What did @biohackzack actually say?
He made several claims worth separating. Oxytocin is "the most powerful mood altering hormone our bodies make that's not bad for you to take." He described using it during a breakup "a couple times a month" and before social dinners to feel more connected. He also said it "lowers cortisol immediately," improves parasympathetic tone, and boosts immune function and growth hormone. That's a lot of weight to put on one peptide hormone.
To his credit, he pushes back on the reductive "love hormone" label, which is fair. Oxytocin's actual role in the brain is far more about social salience and context-dependent trust than romantic bonding. The breakup narrative and dinner-with-friends use case are honest personal accounts, not fabricated health claims. But his safety framing and his causal chain from oxytocin to growth hormone are where things get sloppy.
Does the science back this up?
Partially, but the evidence is messier than the video lets on. Intranasal oxytocin has shown real effects on social cognition and anxiety in controlled settings, but the dose-response relationship in humans is poorly understood, and effects are highly context-dependent.
On cortisol: Heinrichs et al. (2003, Psychoneuroendocrinology) showed that intranasal oxytocin plus social support reduced cortisol responses to a stressor, but oxytocin alone did not consistently produce that effect. The "lowers cortisol immediately" claim oversimplifies a conditional finding.
On parasympathetic tone: There is some evidence that oxytocin modulates the autonomic nervous system, including work by Porges and colleagues on the polyvagal framework, but calling this a reliable, consistent effect in healthy humans from exogenous administration is a stretch. The immune and growth hormone downstream claims are even weaker. Oxytocin receptors exist in immune cells, but clinical evidence that intranasal oxytocin meaningfully boosts immune function or growth hormone in healthy people is thin to nonexistent.
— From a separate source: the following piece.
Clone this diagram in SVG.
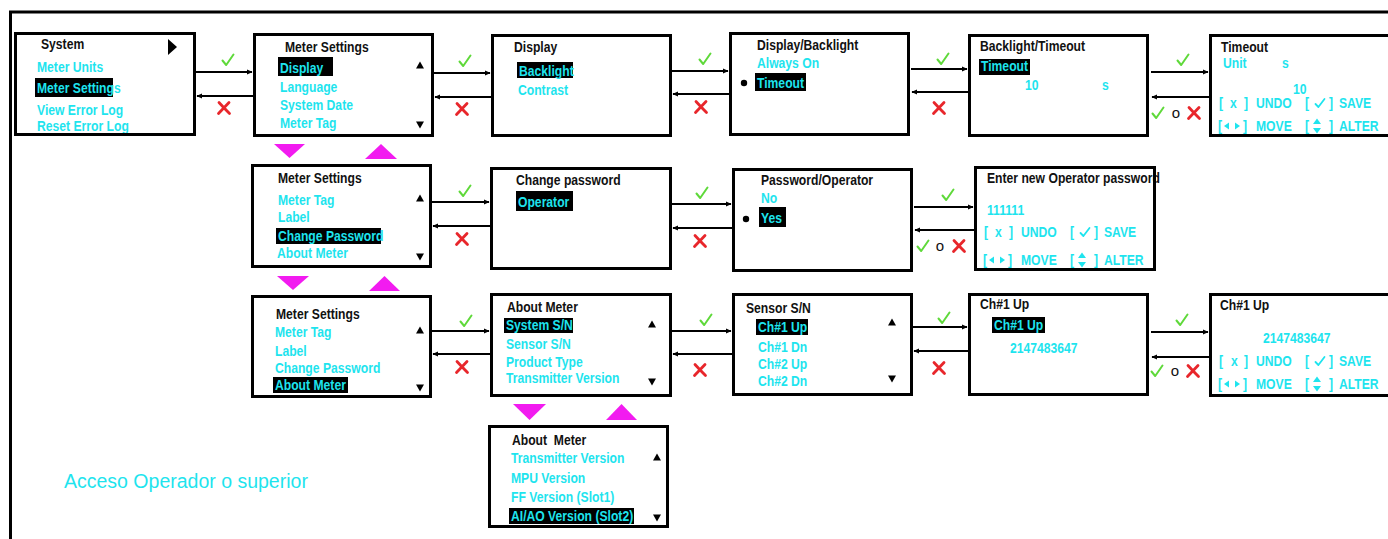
<svg xmlns="http://www.w3.org/2000/svg" width="1388" height="539" viewBox="0 0 1388 539">
<defs>
<style>
.box{fill:none;stroke:#000;stroke-width:3}
.hd,.it{font-family:"Liberation Sans",Arial,sans-serif;font-weight:bold;font-size:14.3px;transform-box:fill-box;transform-origin:0 0;transform:scaleX(0.85)}
.hd{fill:#111}
.it{fill:#1EE4EE}
.hl{fill:#000}
.ln{stroke:#000;stroke-width:2;fill:none}
.nav{fill:#F21BF0}
.scr{fill:#000}
.cy{fill:#1EE4EE}
.or{font-family:"Liberation Sans",sans-serif;font-size:15px;fill:#111}
.note{font-family:"Liberation Sans",sans-serif;font-size:19.5px;fill:#1EE4EE}
</style>
<marker id="ah" viewBox="0 0 10 10" refX="9" refY="5" markerWidth="6" markerHeight="6" orient="auto" markerUnits="userSpaceOnUse">
<path d="M0,0.5 L10,5 L0,9.5 z" fill="#000"/>
</marker>
<path id="ok" d="M-5.5,0.5 L-1.8,5 L5.5,-5.5" fill="none" stroke="#5FD93A" stroke-width="2" stroke-linecap="round" stroke-linejoin="round"/>
<path id="okc" d="M-4.5,1 L-1.6,4 L4.5,-4" fill="none" stroke="#1EE4EE" stroke-width="1.8" stroke-linecap="round" stroke-linejoin="round"/>
<path id="no" d="M-5,-5.5 Q0,0 5.5,5.5 M5,-5.5 L-5.5,5.5" fill="none" stroke="#E8262B" stroke-width="2.8" stroke-linecap="round"/>
<g id="up"><polygon points="-4,3.5 4,3.5 0,-3.5"/></g>
<g id="dn"><polygon points="-4,-3.5 4,-3.5 0,3.5"/></g>
</defs>

<!-- outer frame -->
<path d="M10.5,539 V12 H1388" fill="none" stroke="#000" stroke-width="3"/>

<!-- ===== row 1 ===== -->
<g id="n-system">
<text class="hd" x="41" y="49">System</text>
<polygon points="168,39 177,47 168,55" fill="#000"/>
<text class="it" x="37" y="72">Meter Units</text>
<rect class="hl" x="35" y="78" width="78" height="19"/>
<text class="it" x="37" y="93">Meter Settings</text>
<text class="it" x="37" y="115">View Error Log</text>
<text class="it" x="37" y="131">Reset Error Log</text>
<rect class="box" x="15.5" y="33.5" width="179" height="101"/>
</g>

<g id="n-meter-settings-1">
<text class="hd" x="285" y="52">Meter Settings</text>
<rect class="hl" x="278" y="57" width="55" height="19"/>
<text class="it" x="280" y="73">Display</text>
<text class="it" x="280" y="92">Language</text>
<text class="it" x="280" y="110">System Date</text>
<text class="it" x="280" y="128">Meter Tag</text>
<use href="#up" x="420" y="65" class="scr"/>
<use href="#dn" x="420" y="125" class="scr"/>
<rect class="box" x="254.5" y="34.5" width="178" height="101"/>
</g>

<g id="n-display">
<text class="hd" x="514" y="52">Display</text>
<rect class="hl" x="517" y="62" width="56" height="16"/>
<text class="it" x="519" y="76">Backlight</text>
<text class="it" x="518" y="95">Contrast</text>
<rect class="box" x="492.5" y="35.5" width="178" height="100"/>
</g>

<g id="n-display-backlight">
<text class="hd" x="757" y="50">Display/Backlight</text>
<text class="it" x="757" y="68">Always On</text>
<circle cx="744" cy="83" r="3.2" fill="#000"/>
<rect class="hl" x="755" y="73" width="51" height="18"/>
<text class="it" x="757" y="88">Timeout</text>
<rect class="box" x="730.5" y="33.5" width="178" height="101"/>
</g>

<g id="n-backlight-timeout">
<text class="hd" x="980" y="51">Backlight/Timeout</text>
<rect class="hl" x="979" y="59" width="51" height="16"/>
<text class="it" x="981" y="71">Timeout</text>
<text class="it" x="1025" y="90">10</text>
<text class="it" x="1102" y="90">s</text>
<rect class="box" x="969.5" y="35.5" width="178" height="100"/>
</g>

<g id="n-timeout">
<text class="hd" x="1221" y="52">Timeout</text>
<text class="it" x="1223" y="68">Unit</text>
<text class="it" x="1282" y="68">s</text>
<text class="it" x="1293" y="94">10</text>
<text class="it" x="1219" y="108">[</text>
<text class="it" x="1230" y="108">x</text>
<text class="it" x="1244" y="108">]</text>
<text class="it" x="1256" y="108">UNDO</text>
<text class="it" x="1305" y="108">[</text>
<use href="#okc" x="1320" y="103"/>
<text class="it" x="1329" y="108">]</text>
<text class="it" x="1339" y="108">SAVE</text>
<text class="it" x="1218" y="131">[</text>
<polygon class="cy" points="1224,126 1229,122.5 1229,129.5"/>
<polygon class="cy" points="1240,126 1235,122.5 1235,129.5"/>
<text class="it" x="1243" y="131">]</text>
<text class="it" x="1256" y="131">MOVE</text>
<text class="it" x="1305" y="131">[</text>
<polygon class="cy" points="1313,124 1321,124 1317,118.5"/>
<polygon class="cy" points="1313,128 1321,128 1317,133.5"/>
<text class="it" x="1329" y="131">]</text>
<text class="it" x="1339" y="131">ALTER</text>
<rect class="box" x="1210.5" y="35.5" width="190" height="100"/>
</g>

<!-- ===== row 2 ===== -->
<g id="n-meter-settings-2">
<text class="hd" x="278" y="183">Meter Settings</text>
<text class="it" x="278" y="205">Meter Tag</text>
<text class="it" x="278" y="222">Label</text>
<rect class="hl" x="276" y="228" width="105" height="16"/>
<text class="it" x="278" y="241">Change Password</text>
<text class="it" x="277" y="258">About Meter</text>
<use href="#up" x="420" y="198" class="scr"/>
<use href="#dn" x="420" y="257" class="scr"/>
<rect class="box" x="252.5" y="165.5" width="178" height="101"/>
</g>

<g id="n-change-password">
<text class="hd" x="516" y="185">Change password</text>
<rect class="hl" x="516" y="191" width="57" height="20"/>
<text class="it" x="518" y="207">Operator</text>
<rect class="box" x="491.5" y="168.5" width="179" height="100"/>
</g>

<g id="n-password-operator">
<text class="hd" x="761" y="185">Password/Operator</text>
<text class="it" x="761" y="203">No</text>
<circle cx="746" cy="219" r="3.2" fill="#000"/>
<rect class="hl" x="759" y="207" width="27" height="20"/>
<text class="it" x="761" y="223">Yes</text>
<rect class="box" x="733.5" y="169.5" width="178" height="101"/>
</g>

<g id="n-enter-password">
<text class="hd" x="987" y="183">Enter new Operator password</text>
<text class="it" x="987" y="215">111111</text>
<text class="it" x="984" y="237">[</text>
<text class="it" x="995" y="237">x</text>
<text class="it" x="1009" y="237">]</text>
<text class="it" x="1021" y="237">UNDO</text>
<text class="it" x="1070" y="237">[</text>
<use href="#okc" x="1085" y="232"/>
<text class="it" x="1094" y="237">]</text>
<text class="it" x="1104" y="237">SAVE</text>
<text class="it" x="983" y="265">[</text>
<polygon class="cy" points="989,260 994,256.5 994,263.5"/>
<polygon class="cy" points="1005,260 1000,256.5 1000,263.5"/>
<text class="it" x="1008" y="265">]</text>
<text class="it" x="1021" y="265">MOVE</text>
<text class="it" x="1070" y="265">[</text>
<polygon class="cy" points="1078,258 1086,258 1082,252.5"/>
<polygon class="cy" points="1078,262 1086,262 1082,267.5"/>
<text class="it" x="1094" y="265">]</text>
<text class="it" x="1104" y="265">ALTER</text>
<rect class="box" x="975.5" y="167.5" width="179" height="102"/>
</g>

<!-- ===== row 3 ===== -->
<g id="n-meter-settings-3">
<text class="hd" x="276" y="319">Meter Settings</text>
<text class="it" x="275" y="337">Meter Tag</text>
<text class="it" x="275" y="356">Label</text>
<text class="it" x="275" y="373">Change Password</text>
<rect class="hl" x="273" y="377" width="75" height="16"/>
<text class="it" x="275" y="390">About Meter</text>
<use href="#up" x="420" y="330" class="scr"/>
<use href="#dn" x="420" y="388" class="scr"/>
<rect class="box" x="252.5" y="296.5" width="178" height="100"/>
</g>

<g id="n-about-meter">
<text class="hd" x="507" y="312">About Meter</text>
<rect class="hl" x="504" y="318" width="69" height="15"/>
<text class="it" x="506" y="330">System S/N</text>
<text class="it" x="506" y="349">Sensor S/N</text>
<text class="it" x="506" y="367">Product Type</text>
<text class="it" x="506" y="383">Transmitter Version</text>
<use href="#up" x="652" y="324" class="scr"/>
<use href="#dn" x="652" y="382" class="scr"/>
<rect class="box" x="491.5" y="294.5" width="179" height="101"/>
</g>

<g id="n-sensor-sn">
<text class="hd" x="746" y="313">Sensor S/N</text>
<rect class="hl" x="756" y="319" width="52" height="16"/>
<text class="it" x="758" y="332">Ch#1 Up</text>
<text class="it" x="758" y="352">Ch#1 Dn</text>
<text class="it" x="758" y="369">Ch#2 Up</text>
<text class="it" x="758" y="386">Ch#2 Dn</text>
<use href="#up" x="892" y="322" class="scr"/>
<use href="#dn" x="892" y="379" class="scr"/>
<rect class="box" x="733.5" y="294.5" width="178" height="100"/>
</g>

<g id="n-ch1-up">
<text class="hd" x="980" y="309">Ch#1 Up</text>
<rect class="hl" x="992" y="317" width="53" height="16"/>
<text class="it" x="994" y="330">Ch#1 Up</text>
<text class="it" x="1010" y="353">2147483647</text>
<rect class="box" x="969.5" y="294.5" width="178" height="100"/>
</g>

<g id="n-ch1-up-edit">
<text class="hd" x="1220" y="310">Ch#1 Up</text>
<text class="it" x="1263" y="343">2147483647</text>
<text class="it" x="1219" y="366">[</text>
<text class="it" x="1231" y="366">x</text>
<text class="it" x="1244" y="366">]</text>
<text class="it" x="1256" y="366">UNDO</text>
<text class="it" x="1305" y="366">[</text>
<use href="#okc" x="1320" y="361"/>
<text class="it" x="1329" y="366">]</text>
<text class="it" x="1339" y="366">SAVE</text>
<text class="it" x="1218" y="389">[</text>
<polygon class="cy" points="1224,384 1229,380.5 1229,387.5"/>
<polygon class="cy" points="1240,384 1235,380.5 1235,387.5"/>
<text class="it" x="1243" y="389">]</text>
<text class="it" x="1256" y="389">MOVE</text>
<text class="it" x="1305" y="389">[</text>
<polygon class="cy" points="1313,382 1321,382 1317,376.5"/>
<polygon class="cy" points="1313,386 1321,386 1317,391.5"/>
<text class="it" x="1329" y="389">]</text>
<text class="it" x="1339" y="389">ALTER</text>
<rect class="box" x="1210.5" y="294.5" width="190" height="101"/>
</g>

<!-- ===== row 4 ===== -->
<g id="n-about-meter-2">
<text class="hd" x="512" y="445" xml:space="preserve">About  Meter</text>
<text class="it" x="511" y="463">Transmitter Version</text>
<text class="it" x="511" y="483">MPU Version</text>
<text class="it" x="511" y="502">FF Version (Slot1)</text>
<rect class="hl" x="509" y="508" width="125" height="16"/>
<text class="it" x="511" y="521">AI/AO Version (Slot2)</text>
<use href="#up" x="657" y="457" class="scr"/>
<use href="#dn" x="657" y="518" class="scr"/>
<rect class="box" x="489.5" y="426.5" width="178" height="100"/>
</g>

<text class="note" x="64" y="488">Acceso Operador o superior</text>

<!-- ===== connectors ===== -->
<g id="connectors">
<!-- forward (confirm) and back (cancel) arrows -->
<line class="ln" x1="196" y1="72" x2="252" y2="72" marker-end="url(#ah)"/>
<line class="ln" x1="253" y1="96" x2="197" y2="96" marker-end="url(#ah)"/>
<line class="ln" x1="434" y1="73" x2="490" y2="73" marker-end="url(#ah)"/>
<line class="ln" x1="491" y1="97" x2="435" y2="97" marker-end="url(#ah)"/>
<line class="ln" x1="672" y1="71" x2="728" y2="71" marker-end="url(#ah)"/>
<line class="ln" x1="729" y1="94" x2="673" y2="94" marker-end="url(#ah)"/>
<line class="ln" x1="911" y1="69" x2="967" y2="69" marker-end="url(#ah)"/>
<line class="ln" x1="968" y1="92" x2="912" y2="92" marker-end="url(#ah)"/>
<line class="ln" x1="1151" y1="72" x2="1208" y2="72" marker-end="url(#ah)"/>
<line class="ln" x1="1209" y1="97" x2="1152" y2="97" marker-end="url(#ah)"/>

<line class="ln" x1="432" y1="202" x2="489" y2="202" marker-end="url(#ah)"/>
<line class="ln" x1="490" y1="226" x2="433" y2="226" marker-end="url(#ah)"/>
<line class="ln" x1="672" y1="204" x2="731" y2="204" marker-end="url(#ah)"/>
<line class="ln" x1="732" y1="228" x2="673" y2="228" marker-end="url(#ah)"/>
<line class="ln" x1="914" y1="207" x2="973" y2="207" marker-end="url(#ah)"/>
<line class="ln" x1="974" y1="230" x2="915" y2="230" marker-end="url(#ah)"/>

<line class="ln" x1="432" y1="331" x2="489" y2="331" marker-end="url(#ah)"/>
<line class="ln" x1="490" y1="354" x2="433" y2="354" marker-end="url(#ah)"/>
<line class="ln" x1="672" y1="331" x2="731" y2="331" marker-end="url(#ah)"/>
<line class="ln" x1="732" y1="354" x2="673" y2="354" marker-end="url(#ah)"/>
<line class="ln" x1="913" y1="327" x2="967" y2="327" marker-end="url(#ah)"/>
<line class="ln" x1="968" y1="351" x2="914" y2="351" marker-end="url(#ah)"/>
<line class="ln" x1="1151" y1="332" x2="1208" y2="332" marker-end="url(#ah)"/>
<line class="ln" x1="1209" y1="357" x2="1152" y2="357" marker-end="url(#ah)"/>

<!-- key marks -->
<use href="#ok" x="228" y="60"/><use href="#no" x="224" y="108"/>
<use href="#ok" x="465" y="61"/><use href="#no" x="462" y="109"/>
<use href="#ok" x="705" y="59"/><use href="#no" x="701" y="107"/>
<use href="#ok" x="943" y="59"/><use href="#no" x="939" y="108"/>
<use href="#ok" x="1183" y="60"/>
<use href="#ok" x="1158" y="113"/><text class="or" x="1176" y="118" text-anchor="middle">o</text><use href="#no" x="1194" y="113"/>

<use href="#ok" x="465" y="191"/><use href="#no" x="462" y="239"/>
<use href="#ok" x="702" y="193"/><use href="#no" x="700" y="241"/>
<use href="#ok" x="948" y="195"/>
<use href="#ok" x="923" y="246"/><text class="or" x="940" y="251" text-anchor="middle">o</text><use href="#no" x="959" y="246"/>

<use href="#ok" x="466" y="321"/><use href="#no" x="462" y="367"/>
<use href="#ok" x="706" y="320"/><use href="#no" x="700" y="370"/>
<use href="#ok" x="944" y="318"/><use href="#no" x="939" y="368"/>
<use href="#ok" x="1182" y="320"/>
<use href="#ok" x="1157" y="371"/><text class="or" x="1175" y="376" text-anchor="middle">o</text><use href="#no" x="1193" y="371"/>

<!-- scroll cues between menu pages -->
<polygon class="nav" points="274,144 305,144 289.5,158"/>
<polygon class="nav" points="365,159 397,159 381,144"/>
<polygon class="nav" points="277,276 309,276 293,290"/>
<polygon class="nav" points="369,291 400,291 384.5,276"/>
<polygon class="nav" points="513,404 546,404 529.5,420"/>
<polygon class="nav" points="606,420 637,420 621.5,404"/>
</g>
</svg>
What did they get wrong (or right)?
Right: The "love hormone" label is genuinely reductive. Research from Bartz et al. (2011, Nature Reviews Neuroscience) made clear that oxytocin's social effects depend heavily on context and individual differences. It can increase in-group trust while simultaneously amplifying out-group suspicion. Calling it a bonding and trust molecule is more accurate.
Wrong: "The most powerful mood altering hormone our bodies make that's not bad for you to take" is doing a lot of unearned work. Exogenous oxytocin is not a proven safe supplement for casual self-administration. It bypasses endogenous feedback loops. There is limited long-term safety data on repeated self-administered intranasal oxytocin use outside clinical protocols. Macdonald and Macdonald (2010, PLOS ONE) noted that while acute administration appears well-tolerated, anxiogenic effects have been documented in some individuals and contexts. Calling it unambiguously safe to keep "in your fridge" glosses over real unknowns.
Wrong: The growth hormone connection is thinly sourced and presented as established fact. It is not.
What should you actually know?
Oxytocin is a real peptide with real neurological effects, and it is not a scam. But the version @biohackzack is describing, kept in a fridge and self-administered intranasally before dinners or during emotional lows, is compounded oxytocin obtained outside a clinical context. That is a different conversation than oxytocin science in general.
Compounded intranasal oxytocin is not FDA-approved for the uses described here. Its purity, concentration, and delivery consistency vary by compounding pharmacy. Self-dosing a peptide that interacts with your hypothalamic-pituitary axis based on a biohacking creator's personal protocol is a risk profile most people are not accounting for.
The natural release triggers he lists in his caption, such as touch, sunlight, and genuine social connection, are actually supported by more robust evidence than exogenous supplementation for healthy people. If your nervous system feels fried, those are genuinely reasonable starting points. Peptide therapy for oxytocin augmentation may have a role in clinical contexts, including certain anxiety and social functioning applications currently under research, but the recreational optimization framing here outpaces the evidence significantly.
Bottom line
This video gets credit for reframing oxytocin beyond the oversimplified love hormone narrative. The cortisol and autonomic claims have partial support in the literature but are presented with more certainty than the data warrants. The immune and growth hormone claims are weakly supported. The safety framing is the biggest problem: presenting self-administered compounded oxytocin as something obviously safe to keep on hand and use situationally skips over meaningful unknowns. Interesting compound, incomplete picture.